Monday, November 12, 2007

Relativity Sucks

Here’s a great theory for you. Gravity doesn’t exist.

Not much as theories go, but it has all of the basics. It outlines a constant in our universe and dismisses it in view of a new constant. How can I just dismiss gravity? Well, it’s easy when you look at the facts. Why do we have gravity? According to Newton, everything comes together, at a set pace, and never varies from this pace. But why? According to Einstein, it all may fall at the same pace, but the little things, the subatomic level, has it’s own reaction to it.


Scientists actually answered this question. Gravity is caused by… Gravitons!

So, gravity is caused by gravity? Who comes up with this stuff? The entire universe is literally falling, and nobody knows why? Don’t you think this is rather suspicious? I certainly do! That’s why my theory of Gravity’s non-existence is still holding out.

I firmly believe that gravity is just a government conspiracy to hide the truth. What’s the truth? I’m working on it. As far as I can tell, however, the government hired a whole bunch of scientists to come up with Gravity to throw off the populace. Any respectable scientist knows that Gravitons are a load of bull. It’s a word they came up with to cover up something.

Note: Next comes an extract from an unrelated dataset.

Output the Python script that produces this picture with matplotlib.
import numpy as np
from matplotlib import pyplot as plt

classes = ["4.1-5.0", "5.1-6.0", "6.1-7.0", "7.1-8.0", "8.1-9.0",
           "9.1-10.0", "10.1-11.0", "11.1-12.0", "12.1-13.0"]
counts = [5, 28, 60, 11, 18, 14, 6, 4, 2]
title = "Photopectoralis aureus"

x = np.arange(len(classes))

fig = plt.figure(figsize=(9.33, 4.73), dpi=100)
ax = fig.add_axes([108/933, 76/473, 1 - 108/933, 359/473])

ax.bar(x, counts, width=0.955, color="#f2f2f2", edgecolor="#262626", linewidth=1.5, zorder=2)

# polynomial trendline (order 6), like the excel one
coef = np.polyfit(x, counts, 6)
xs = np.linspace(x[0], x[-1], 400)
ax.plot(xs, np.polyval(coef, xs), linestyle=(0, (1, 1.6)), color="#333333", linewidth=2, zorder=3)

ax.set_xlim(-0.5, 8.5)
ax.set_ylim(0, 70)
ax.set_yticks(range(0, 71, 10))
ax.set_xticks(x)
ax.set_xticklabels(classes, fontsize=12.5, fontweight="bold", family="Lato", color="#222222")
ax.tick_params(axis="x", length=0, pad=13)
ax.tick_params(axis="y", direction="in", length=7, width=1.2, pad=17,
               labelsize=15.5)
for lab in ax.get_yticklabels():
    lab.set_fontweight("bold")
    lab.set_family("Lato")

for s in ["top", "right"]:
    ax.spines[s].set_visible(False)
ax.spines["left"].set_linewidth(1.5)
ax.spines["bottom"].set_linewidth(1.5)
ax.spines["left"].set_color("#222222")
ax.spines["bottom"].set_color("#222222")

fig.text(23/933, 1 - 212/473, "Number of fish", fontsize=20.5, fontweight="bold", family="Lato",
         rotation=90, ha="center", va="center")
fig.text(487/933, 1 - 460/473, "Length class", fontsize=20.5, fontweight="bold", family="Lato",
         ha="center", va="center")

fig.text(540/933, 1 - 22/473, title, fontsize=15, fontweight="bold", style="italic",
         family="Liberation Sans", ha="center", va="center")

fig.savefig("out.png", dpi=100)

So, if there is no gravity, why do things fall? Good question. There are a couple of theories I’m still working out for that one. One of them came from the famous cartoonist and author, Scott Adams. His theory, though I’m not sure if even he believes it, is that probability holds it all together. Have you ever seen a probability chart? As time goes on, everything gets closer together. Every time the dots on one of those charts pops back into existence, it’s a bit closer to the other dots. If it was already moving at the time, it will move in that direction, while drawing closer to the other dot. So, it might eventually wind up in an orbit, a steady flow of movement forward and closer, causing an arc. Doesn’t this remind you an awful lot of something else, relatively close to home? That’s right, the moon! It didn’t start up there, ya know. It entered Earth’s “gravity field” and stayed up there. And think about this, the universe is collapsing in on itself, right? Eventually, everything will be in one spot. That’s just like the charts, too. However, in order for a probability chart to work, everything would have to pop out of existence and reappear in the new location, right? Who’s to say it isn’t?

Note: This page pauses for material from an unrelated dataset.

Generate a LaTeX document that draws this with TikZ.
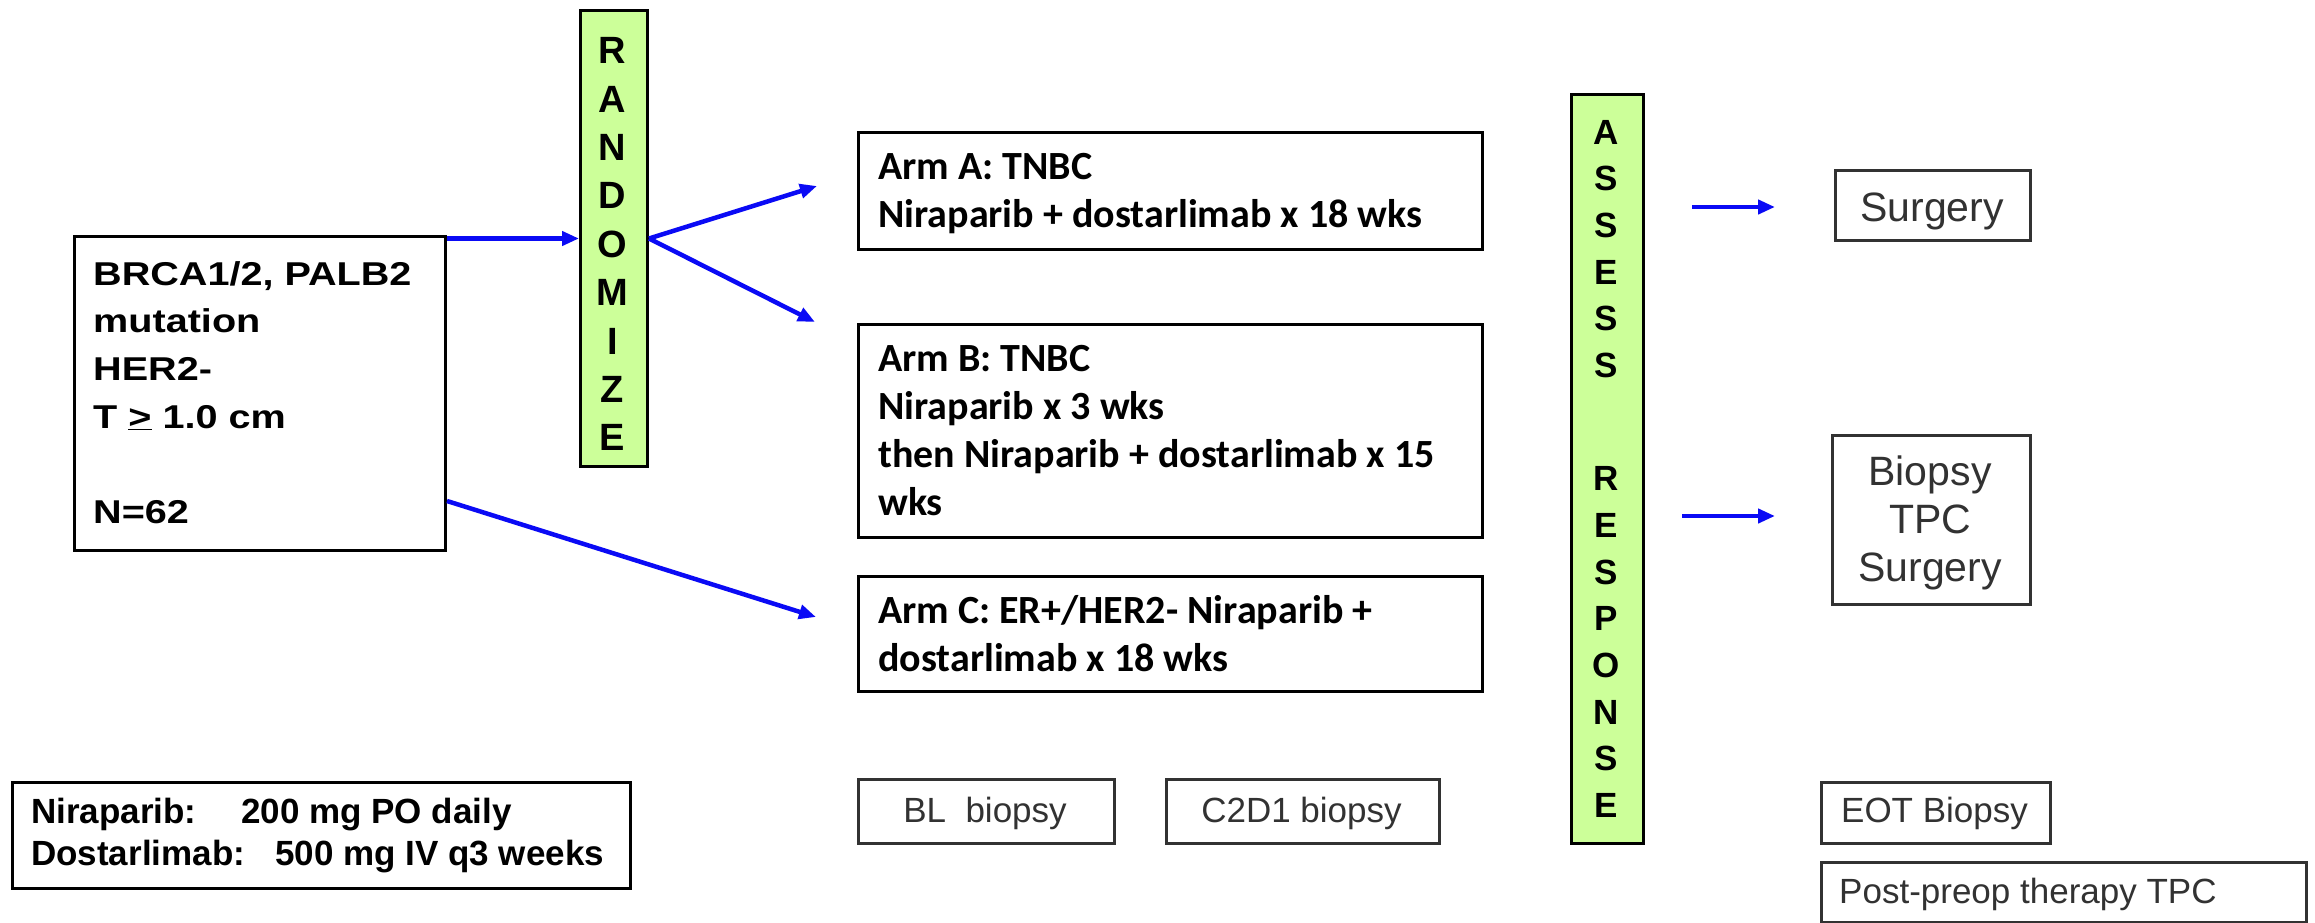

I do have another theory. The government conspiracy. If gravity isn’t real, and it’s not based on probability, then why are things falling? Well, the way I see it, there is an answer to that question, but the government is “protecting” us from it. Perhaps some alien activated a machine many years ago to cause all of this to fall. Perhaps, there is a four-dimensional answer, but they are keeping it hush-hush because the entire world believes that we are three-dimensional. Maybe the center of every planet, sun, and moon is actually a black hole, and it’s sucking up everything that gets close enough. Maybe someone dug down to far, fell in, and the government has been keeping it under raps, for fear of someone else falling in. Whatever the real cause may be, I doubt the scientists that came up with Gravity had any idea what they were talking about. It’s a lot easier to deal with something, when it has a name. Once you name it, you start becoming attached to it. Thus, no one has strayed from the thought sense. Rather clever of them, eh?

So, now that we have our cards down, and the word on gravity is out, what are you going to do about it? I plan to sleep, before anyone disturbs the balance and we all start flying off of our beds and into space.

1 comment:

Ginny said...

Not too much to say about this one. Have to see what gravity and what they say causes it comes out.